◆ **Required work**: Both the line containing "What Observable Plot" and the line containing "10.1, 10.1, 10.1];" belong in the copy, as do all lines between them, copied exactly; pictures do not.

◆ **Supplied records**:
========

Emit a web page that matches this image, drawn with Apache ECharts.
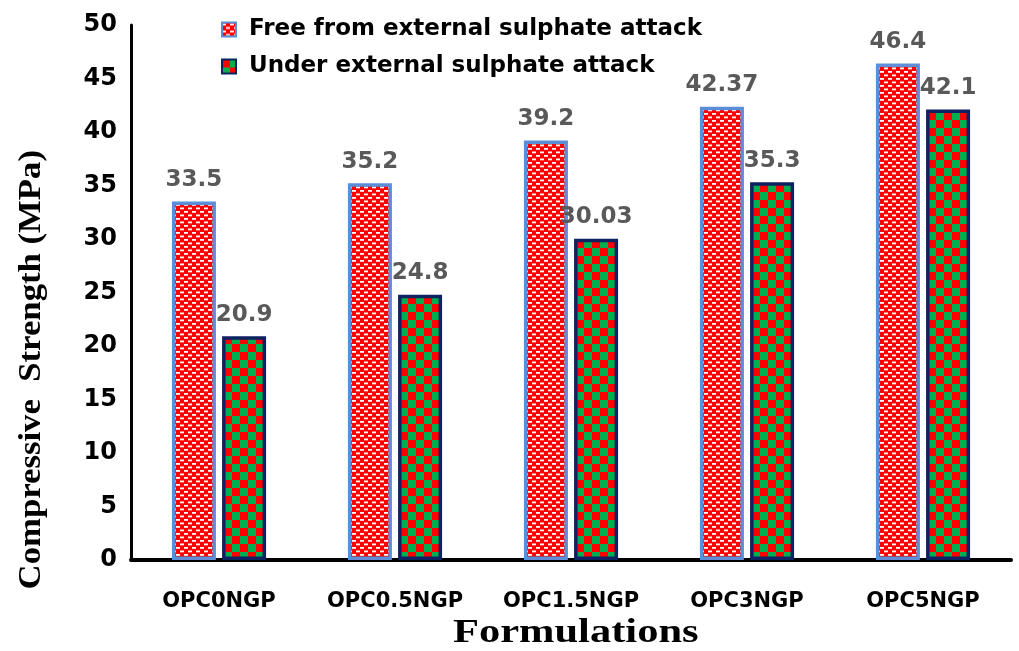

========

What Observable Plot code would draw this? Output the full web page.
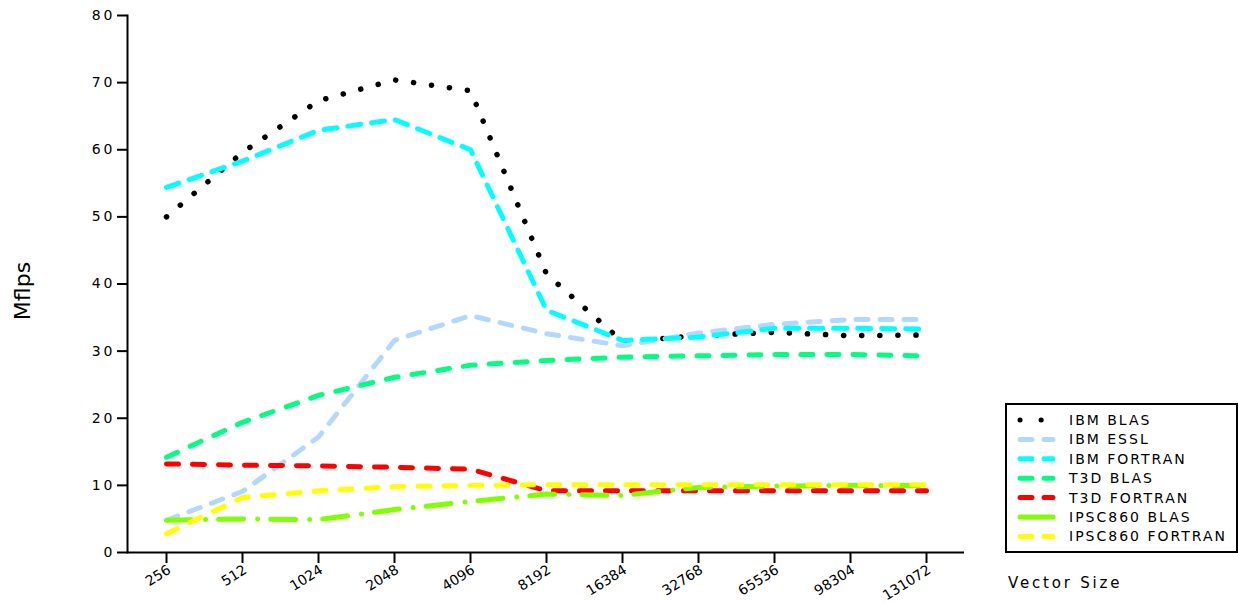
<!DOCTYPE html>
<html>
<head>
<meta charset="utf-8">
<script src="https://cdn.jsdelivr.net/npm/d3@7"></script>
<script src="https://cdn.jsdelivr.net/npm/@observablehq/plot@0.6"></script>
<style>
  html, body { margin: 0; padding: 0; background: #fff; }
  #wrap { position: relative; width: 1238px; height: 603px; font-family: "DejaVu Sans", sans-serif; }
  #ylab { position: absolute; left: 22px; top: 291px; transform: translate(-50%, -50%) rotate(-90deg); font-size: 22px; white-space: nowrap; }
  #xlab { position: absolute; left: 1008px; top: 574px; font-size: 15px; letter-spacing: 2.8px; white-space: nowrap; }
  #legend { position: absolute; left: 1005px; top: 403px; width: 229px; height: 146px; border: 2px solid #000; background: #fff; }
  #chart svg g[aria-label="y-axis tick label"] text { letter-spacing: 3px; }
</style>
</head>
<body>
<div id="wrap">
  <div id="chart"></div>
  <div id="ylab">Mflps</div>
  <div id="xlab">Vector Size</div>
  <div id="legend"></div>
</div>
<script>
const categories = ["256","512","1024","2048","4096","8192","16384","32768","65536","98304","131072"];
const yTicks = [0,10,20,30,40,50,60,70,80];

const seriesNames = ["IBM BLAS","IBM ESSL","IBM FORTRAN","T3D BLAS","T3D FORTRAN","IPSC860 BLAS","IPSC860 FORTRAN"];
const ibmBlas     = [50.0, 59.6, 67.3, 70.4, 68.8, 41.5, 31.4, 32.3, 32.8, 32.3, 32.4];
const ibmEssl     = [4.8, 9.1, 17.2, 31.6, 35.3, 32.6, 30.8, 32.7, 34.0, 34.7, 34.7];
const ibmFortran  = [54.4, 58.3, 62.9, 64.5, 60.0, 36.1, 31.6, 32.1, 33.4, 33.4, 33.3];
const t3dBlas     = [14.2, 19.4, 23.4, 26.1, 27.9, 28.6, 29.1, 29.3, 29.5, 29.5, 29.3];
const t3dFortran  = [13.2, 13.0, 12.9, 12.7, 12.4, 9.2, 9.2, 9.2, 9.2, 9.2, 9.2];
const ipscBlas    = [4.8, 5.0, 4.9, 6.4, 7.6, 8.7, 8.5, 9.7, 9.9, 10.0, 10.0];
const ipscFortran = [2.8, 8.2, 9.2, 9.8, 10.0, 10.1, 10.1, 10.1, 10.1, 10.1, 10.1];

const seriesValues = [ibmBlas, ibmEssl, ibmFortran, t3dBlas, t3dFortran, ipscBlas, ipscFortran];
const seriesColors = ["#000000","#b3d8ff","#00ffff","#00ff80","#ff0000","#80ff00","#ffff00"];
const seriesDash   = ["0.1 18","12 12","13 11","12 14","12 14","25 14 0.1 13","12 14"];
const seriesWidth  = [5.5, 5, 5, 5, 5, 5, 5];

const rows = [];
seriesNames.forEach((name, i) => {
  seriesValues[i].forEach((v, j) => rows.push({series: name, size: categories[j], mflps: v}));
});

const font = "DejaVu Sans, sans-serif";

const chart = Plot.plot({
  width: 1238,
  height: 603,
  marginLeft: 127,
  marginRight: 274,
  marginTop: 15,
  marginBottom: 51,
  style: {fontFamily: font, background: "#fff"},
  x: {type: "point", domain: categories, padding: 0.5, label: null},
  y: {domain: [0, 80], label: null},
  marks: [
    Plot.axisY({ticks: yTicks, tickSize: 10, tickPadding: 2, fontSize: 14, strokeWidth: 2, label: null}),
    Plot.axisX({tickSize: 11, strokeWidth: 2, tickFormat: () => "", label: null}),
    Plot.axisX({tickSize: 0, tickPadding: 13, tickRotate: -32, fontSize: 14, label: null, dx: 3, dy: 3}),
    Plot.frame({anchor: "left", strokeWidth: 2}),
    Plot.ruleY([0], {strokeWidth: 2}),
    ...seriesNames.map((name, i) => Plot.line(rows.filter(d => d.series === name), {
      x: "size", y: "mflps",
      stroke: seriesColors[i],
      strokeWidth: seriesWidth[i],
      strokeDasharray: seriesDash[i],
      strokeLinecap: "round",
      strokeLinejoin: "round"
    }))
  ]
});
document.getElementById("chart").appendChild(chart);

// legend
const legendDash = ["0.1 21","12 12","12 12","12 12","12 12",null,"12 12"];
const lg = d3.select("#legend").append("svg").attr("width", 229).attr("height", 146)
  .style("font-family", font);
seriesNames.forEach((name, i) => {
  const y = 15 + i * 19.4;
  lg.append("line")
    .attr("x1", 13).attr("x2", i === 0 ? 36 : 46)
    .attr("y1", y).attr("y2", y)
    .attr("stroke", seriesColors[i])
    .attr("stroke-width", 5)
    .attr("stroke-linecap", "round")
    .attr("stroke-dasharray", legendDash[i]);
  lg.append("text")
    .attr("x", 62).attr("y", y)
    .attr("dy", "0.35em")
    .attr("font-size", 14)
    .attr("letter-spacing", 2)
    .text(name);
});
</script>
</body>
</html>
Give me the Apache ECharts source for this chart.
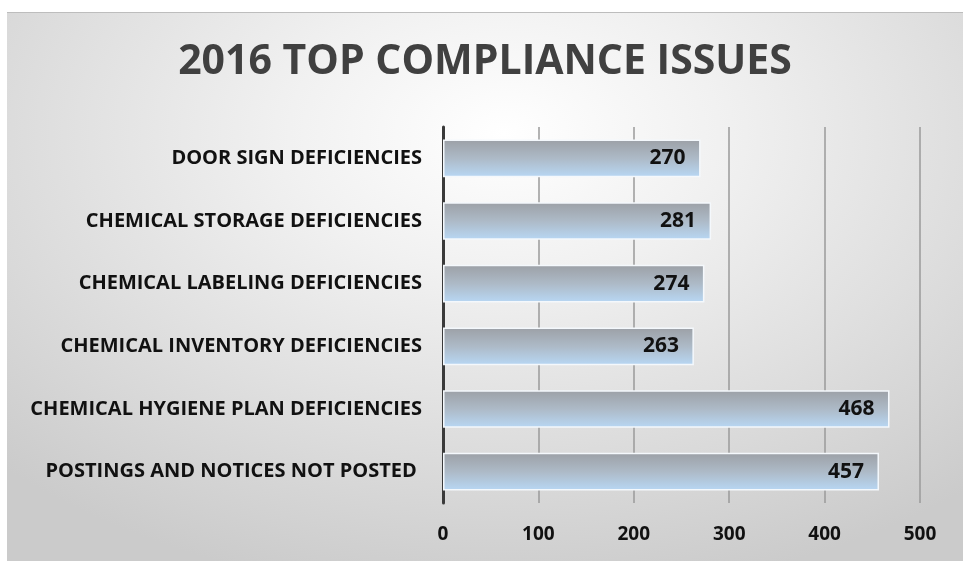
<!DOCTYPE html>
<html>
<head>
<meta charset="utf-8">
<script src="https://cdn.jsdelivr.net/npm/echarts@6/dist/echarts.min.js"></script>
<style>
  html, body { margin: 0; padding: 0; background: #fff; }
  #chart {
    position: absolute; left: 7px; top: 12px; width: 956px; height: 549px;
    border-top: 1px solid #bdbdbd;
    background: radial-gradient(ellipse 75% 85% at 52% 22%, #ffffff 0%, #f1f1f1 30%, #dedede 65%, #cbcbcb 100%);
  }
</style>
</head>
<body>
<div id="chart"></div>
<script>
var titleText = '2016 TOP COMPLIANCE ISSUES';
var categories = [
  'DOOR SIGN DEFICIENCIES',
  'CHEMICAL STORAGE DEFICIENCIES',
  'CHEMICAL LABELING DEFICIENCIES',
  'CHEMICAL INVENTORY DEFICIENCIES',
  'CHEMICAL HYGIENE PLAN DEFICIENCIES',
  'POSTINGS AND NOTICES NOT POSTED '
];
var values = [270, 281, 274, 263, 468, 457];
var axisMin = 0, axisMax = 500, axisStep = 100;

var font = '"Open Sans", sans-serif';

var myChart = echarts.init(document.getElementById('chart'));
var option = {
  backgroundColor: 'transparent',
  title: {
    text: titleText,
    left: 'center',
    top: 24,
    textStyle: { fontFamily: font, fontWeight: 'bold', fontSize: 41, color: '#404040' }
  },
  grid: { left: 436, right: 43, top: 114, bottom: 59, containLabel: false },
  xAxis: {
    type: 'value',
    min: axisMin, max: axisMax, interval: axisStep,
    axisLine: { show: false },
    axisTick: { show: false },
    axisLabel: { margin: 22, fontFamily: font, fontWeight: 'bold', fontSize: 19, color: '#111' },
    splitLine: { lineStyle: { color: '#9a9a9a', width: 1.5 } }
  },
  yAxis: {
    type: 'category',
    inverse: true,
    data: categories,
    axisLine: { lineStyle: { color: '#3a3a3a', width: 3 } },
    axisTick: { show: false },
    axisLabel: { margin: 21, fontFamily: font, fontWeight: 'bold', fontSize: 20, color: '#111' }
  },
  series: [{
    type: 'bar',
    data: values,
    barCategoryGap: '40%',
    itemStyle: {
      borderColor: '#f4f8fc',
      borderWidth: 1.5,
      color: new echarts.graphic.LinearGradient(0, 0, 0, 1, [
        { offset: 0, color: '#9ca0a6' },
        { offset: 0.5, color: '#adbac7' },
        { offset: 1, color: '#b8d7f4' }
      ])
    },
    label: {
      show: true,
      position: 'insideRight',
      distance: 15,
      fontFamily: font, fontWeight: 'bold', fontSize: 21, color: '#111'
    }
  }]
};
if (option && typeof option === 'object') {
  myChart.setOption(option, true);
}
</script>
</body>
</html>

========

◆ **Worked solution**:
What Observable Plot code would draw this? Output the full web page.
<!DOCTYPE html>
<html>
<head>
<meta charset="utf-8">
<script src="https://cdn.jsdelivr.net/npm/d3@7"></script>
<script src="https://cdn.jsdelivr.net/npm/@observablehq/plot@0.6"></script>
<style>
  html, body { margin: 0; padding: 0; background: #fff; }
  #wrap { position: relative; width: 1238px; height: 603px; font-family: "DejaVu Sans", sans-serif; }
  #ylab { position: absolute; left: 22px; top: 291px; transform: translate(-50%, -50%) rotate(-90deg); font-size: 22px; white-space: nowrap; }
  #xlab { position: absolute; left: 1008px; top: 574px; font-size: 15px; letter-spacing: 2.8px; white-space: nowrap; }
  #legend { position: absolute; left: 1005px; top: 403px; width: 229px; height: 146px; border: 2px solid #000; background: #fff; }
  #chart svg g[aria-label="y-axis tick label"] text { letter-spacing: 3px; }
</style>
</head>
<body>
<div id="wrap">
  <div id="chart"></div>
  <div id="ylab">Mflps</div>
  <div id="xlab">Vector Size</div>
  <div id="legend"></div>
</div>
<script>
const categories = ["256","512","1024","2048","4096","8192","16384","32768","65536","98304","131072"];
const yTicks = [0,10,20,30,40,50,60,70,80];

const seriesNames = ["IBM BLAS","IBM ESSL","IBM FORTRAN","T3D BLAS","T3D FORTRAN","IPSC860 BLAS","IPSC860 FORTRAN"];
const ibmBlas     = [50.0, 59.6, 67.3, 70.4, 68.8, 41.5, 31.4, 32.3, 32.8, 32.3, 32.4];
const ibmEssl     = [4.8, 9.1, 17.2, 31.6, 35.3, 32.6, 30.8, 32.7, 34.0, 34.7, 34.7];
const ibmFortran  = [54.4, 58.3, 62.9, 64.5, 60.0, 36.1, 31.6, 32.1, 33.4, 33.4, 33.3];
const t3dBlas     = [14.2, 19.4, 23.4, 26.1, 27.9, 28.6, 29.1, 29.3, 29.5, 29.5, 29.3];
const t3dFortran  = [13.2, 13.0, 12.9, 12.7, 12.4, 9.2, 9.2, 9.2, 9.2, 9.2, 9.2];
const ipscBlas    = [4.8, 5.0, 4.9, 6.4, 7.6, 8.7, 8.5, 9.7, 9.9, 10.0, 10.0];
const ipscFortran = [2.8, 8.2, 9.2, 9.8, 10.0, 10.1, 10.1, 10.1, 10.1, 10.1, 10.1];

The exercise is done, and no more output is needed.